- [Exercise task]: Report how many lines contain "that"; state the number and nothing else.

- [Provided data]:
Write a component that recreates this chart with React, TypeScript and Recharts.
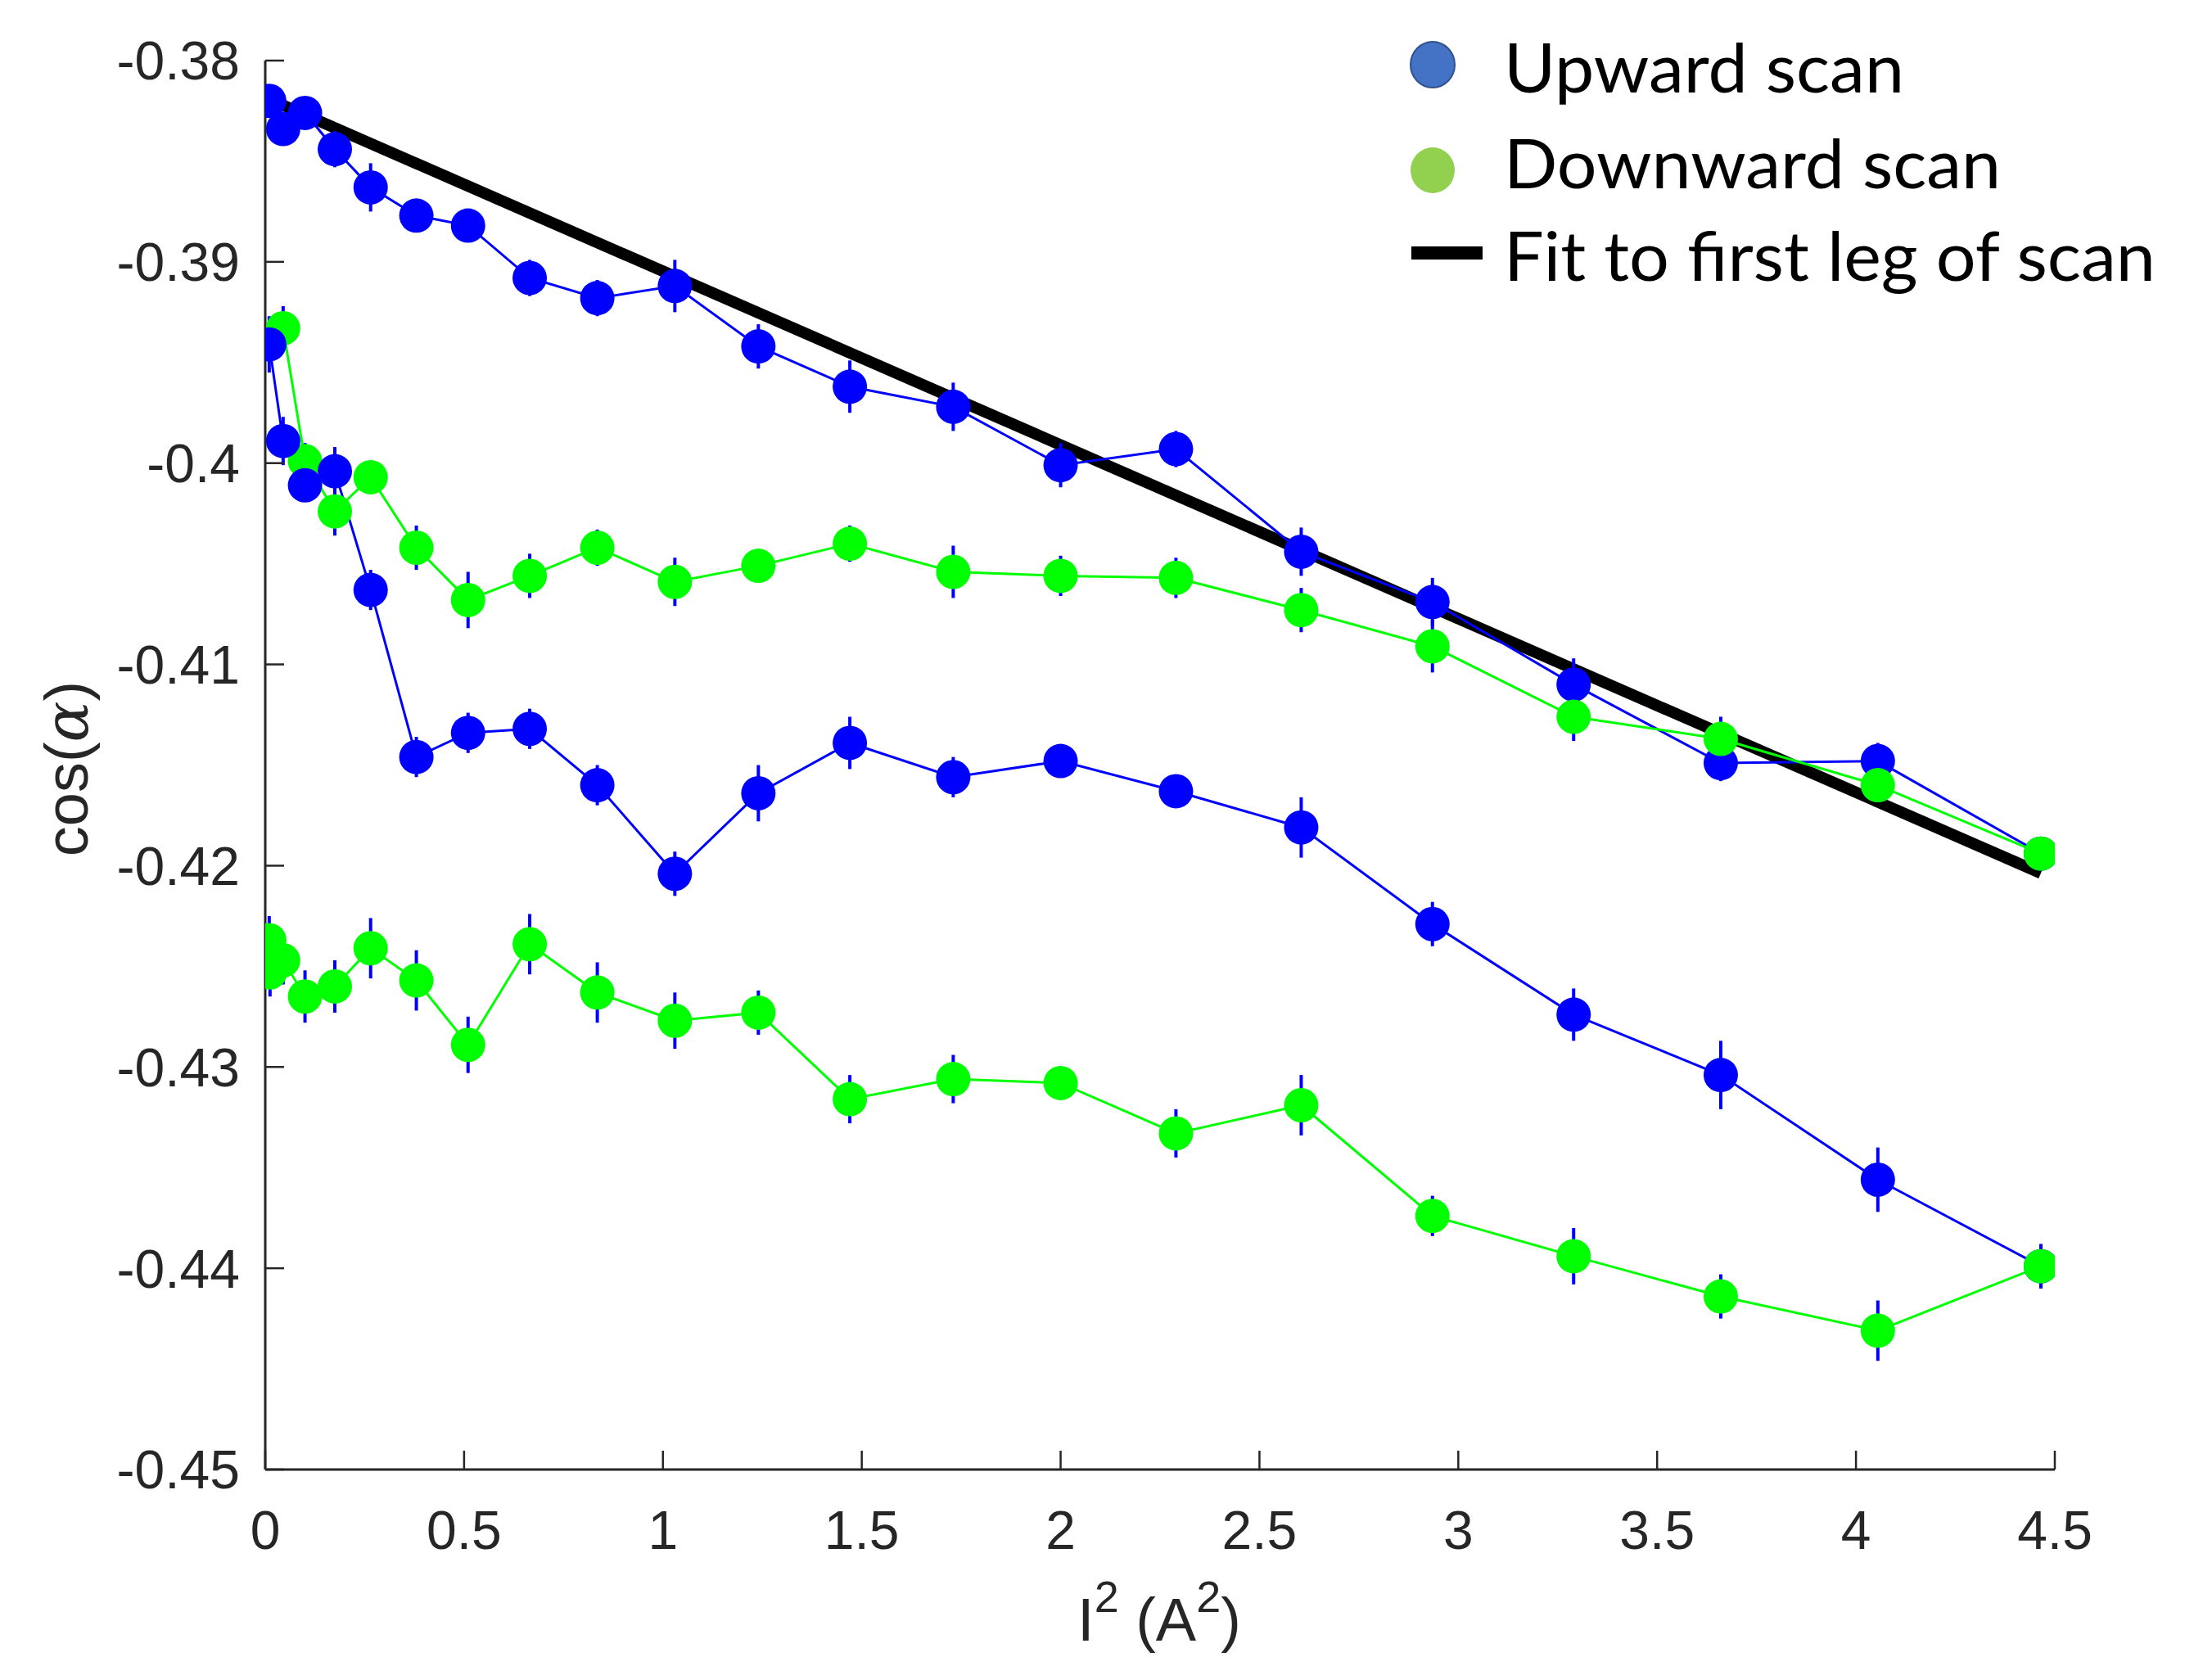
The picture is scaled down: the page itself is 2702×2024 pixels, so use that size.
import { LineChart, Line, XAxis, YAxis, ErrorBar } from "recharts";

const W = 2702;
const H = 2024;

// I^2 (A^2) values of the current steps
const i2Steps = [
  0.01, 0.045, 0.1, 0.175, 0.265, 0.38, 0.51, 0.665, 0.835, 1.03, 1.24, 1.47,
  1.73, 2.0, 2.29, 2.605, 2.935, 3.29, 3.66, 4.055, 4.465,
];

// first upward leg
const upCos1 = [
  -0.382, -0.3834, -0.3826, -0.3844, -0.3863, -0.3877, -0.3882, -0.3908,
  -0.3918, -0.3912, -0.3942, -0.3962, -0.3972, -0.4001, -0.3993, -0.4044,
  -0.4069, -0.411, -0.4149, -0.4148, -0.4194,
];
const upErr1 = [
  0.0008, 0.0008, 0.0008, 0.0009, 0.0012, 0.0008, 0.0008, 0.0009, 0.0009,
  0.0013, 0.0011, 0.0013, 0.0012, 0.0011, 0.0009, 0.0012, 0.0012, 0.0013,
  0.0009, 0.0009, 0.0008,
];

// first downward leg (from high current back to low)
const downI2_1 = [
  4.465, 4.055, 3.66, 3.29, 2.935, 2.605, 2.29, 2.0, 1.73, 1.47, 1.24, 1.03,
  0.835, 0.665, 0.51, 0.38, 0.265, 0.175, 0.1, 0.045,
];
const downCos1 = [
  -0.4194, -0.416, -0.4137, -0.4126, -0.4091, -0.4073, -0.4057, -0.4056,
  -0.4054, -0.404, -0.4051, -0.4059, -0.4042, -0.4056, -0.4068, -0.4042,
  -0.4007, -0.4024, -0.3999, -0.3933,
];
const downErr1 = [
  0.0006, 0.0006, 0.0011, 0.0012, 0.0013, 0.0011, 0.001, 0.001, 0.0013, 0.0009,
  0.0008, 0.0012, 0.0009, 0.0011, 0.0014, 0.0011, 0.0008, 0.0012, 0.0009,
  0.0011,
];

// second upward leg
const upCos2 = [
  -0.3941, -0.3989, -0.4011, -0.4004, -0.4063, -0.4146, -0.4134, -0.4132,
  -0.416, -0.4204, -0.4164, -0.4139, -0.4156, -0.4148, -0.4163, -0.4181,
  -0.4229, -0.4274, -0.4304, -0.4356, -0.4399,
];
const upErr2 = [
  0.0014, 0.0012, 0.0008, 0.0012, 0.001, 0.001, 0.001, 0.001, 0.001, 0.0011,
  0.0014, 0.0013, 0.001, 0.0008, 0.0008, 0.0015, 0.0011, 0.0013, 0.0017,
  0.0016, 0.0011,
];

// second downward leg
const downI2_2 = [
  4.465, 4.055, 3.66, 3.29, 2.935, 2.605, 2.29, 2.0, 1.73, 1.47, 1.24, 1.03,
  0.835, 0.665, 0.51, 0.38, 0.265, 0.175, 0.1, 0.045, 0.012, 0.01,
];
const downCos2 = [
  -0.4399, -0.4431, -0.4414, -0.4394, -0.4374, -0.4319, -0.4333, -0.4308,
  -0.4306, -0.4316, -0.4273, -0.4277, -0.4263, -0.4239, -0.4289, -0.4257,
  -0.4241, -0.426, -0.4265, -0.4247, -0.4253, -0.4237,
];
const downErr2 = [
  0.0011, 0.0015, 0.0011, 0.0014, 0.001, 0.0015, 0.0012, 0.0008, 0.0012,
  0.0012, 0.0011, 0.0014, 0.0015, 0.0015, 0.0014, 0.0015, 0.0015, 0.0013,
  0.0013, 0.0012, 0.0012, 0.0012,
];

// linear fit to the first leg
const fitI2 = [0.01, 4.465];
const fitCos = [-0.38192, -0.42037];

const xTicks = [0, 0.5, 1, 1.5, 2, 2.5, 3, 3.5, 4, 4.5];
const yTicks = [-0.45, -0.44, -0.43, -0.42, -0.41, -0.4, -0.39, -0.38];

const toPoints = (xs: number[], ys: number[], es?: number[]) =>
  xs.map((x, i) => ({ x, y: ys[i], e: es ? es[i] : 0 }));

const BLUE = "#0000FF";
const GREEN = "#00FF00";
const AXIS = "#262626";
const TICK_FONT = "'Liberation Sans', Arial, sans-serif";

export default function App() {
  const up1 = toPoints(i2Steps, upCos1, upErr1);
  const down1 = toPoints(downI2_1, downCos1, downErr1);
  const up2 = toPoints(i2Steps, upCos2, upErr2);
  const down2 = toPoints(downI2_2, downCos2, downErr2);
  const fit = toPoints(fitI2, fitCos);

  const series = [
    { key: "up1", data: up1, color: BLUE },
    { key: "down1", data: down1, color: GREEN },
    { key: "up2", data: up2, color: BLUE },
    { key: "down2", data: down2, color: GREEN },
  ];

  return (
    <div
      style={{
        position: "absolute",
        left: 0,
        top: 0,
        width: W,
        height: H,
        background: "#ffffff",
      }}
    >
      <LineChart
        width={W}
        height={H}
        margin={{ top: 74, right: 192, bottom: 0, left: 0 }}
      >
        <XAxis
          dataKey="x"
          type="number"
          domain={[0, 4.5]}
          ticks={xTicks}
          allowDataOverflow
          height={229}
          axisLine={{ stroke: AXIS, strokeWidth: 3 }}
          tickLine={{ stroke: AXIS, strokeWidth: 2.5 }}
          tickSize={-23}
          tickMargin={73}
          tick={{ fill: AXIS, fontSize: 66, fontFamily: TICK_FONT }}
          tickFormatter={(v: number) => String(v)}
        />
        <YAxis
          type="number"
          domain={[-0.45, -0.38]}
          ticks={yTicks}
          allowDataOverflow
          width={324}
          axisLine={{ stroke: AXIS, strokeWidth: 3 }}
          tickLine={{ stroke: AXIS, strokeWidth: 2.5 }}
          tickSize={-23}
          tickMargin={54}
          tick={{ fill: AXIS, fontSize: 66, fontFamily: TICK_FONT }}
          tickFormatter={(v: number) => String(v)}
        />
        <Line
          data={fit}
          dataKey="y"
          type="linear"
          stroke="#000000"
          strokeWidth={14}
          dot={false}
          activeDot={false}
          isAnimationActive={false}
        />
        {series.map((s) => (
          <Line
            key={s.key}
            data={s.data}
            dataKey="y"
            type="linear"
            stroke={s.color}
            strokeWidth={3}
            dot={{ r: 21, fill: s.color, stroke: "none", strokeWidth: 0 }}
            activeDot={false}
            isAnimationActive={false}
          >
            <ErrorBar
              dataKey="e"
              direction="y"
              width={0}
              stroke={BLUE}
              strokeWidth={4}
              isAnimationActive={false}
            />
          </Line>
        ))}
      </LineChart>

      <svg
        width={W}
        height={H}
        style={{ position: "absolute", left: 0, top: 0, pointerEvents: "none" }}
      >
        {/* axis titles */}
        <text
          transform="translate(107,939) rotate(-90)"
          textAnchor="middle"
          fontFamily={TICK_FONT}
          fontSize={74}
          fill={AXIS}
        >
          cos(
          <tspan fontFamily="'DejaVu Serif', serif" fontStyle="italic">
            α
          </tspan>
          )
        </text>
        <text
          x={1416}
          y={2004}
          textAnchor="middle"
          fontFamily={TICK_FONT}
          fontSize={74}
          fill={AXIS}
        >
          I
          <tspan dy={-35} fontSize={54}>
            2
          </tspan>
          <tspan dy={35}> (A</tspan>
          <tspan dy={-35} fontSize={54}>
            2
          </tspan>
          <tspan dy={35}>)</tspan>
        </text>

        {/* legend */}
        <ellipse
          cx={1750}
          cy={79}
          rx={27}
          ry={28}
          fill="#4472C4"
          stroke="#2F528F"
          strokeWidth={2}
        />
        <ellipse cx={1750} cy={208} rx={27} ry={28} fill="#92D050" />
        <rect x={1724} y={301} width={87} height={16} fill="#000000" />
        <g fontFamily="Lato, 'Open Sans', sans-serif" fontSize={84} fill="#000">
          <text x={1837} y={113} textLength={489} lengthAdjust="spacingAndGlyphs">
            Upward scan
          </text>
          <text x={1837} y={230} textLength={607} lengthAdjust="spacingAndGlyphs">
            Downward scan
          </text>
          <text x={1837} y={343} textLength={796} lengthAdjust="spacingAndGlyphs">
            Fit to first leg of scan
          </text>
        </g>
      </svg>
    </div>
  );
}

- [Finished task]: 2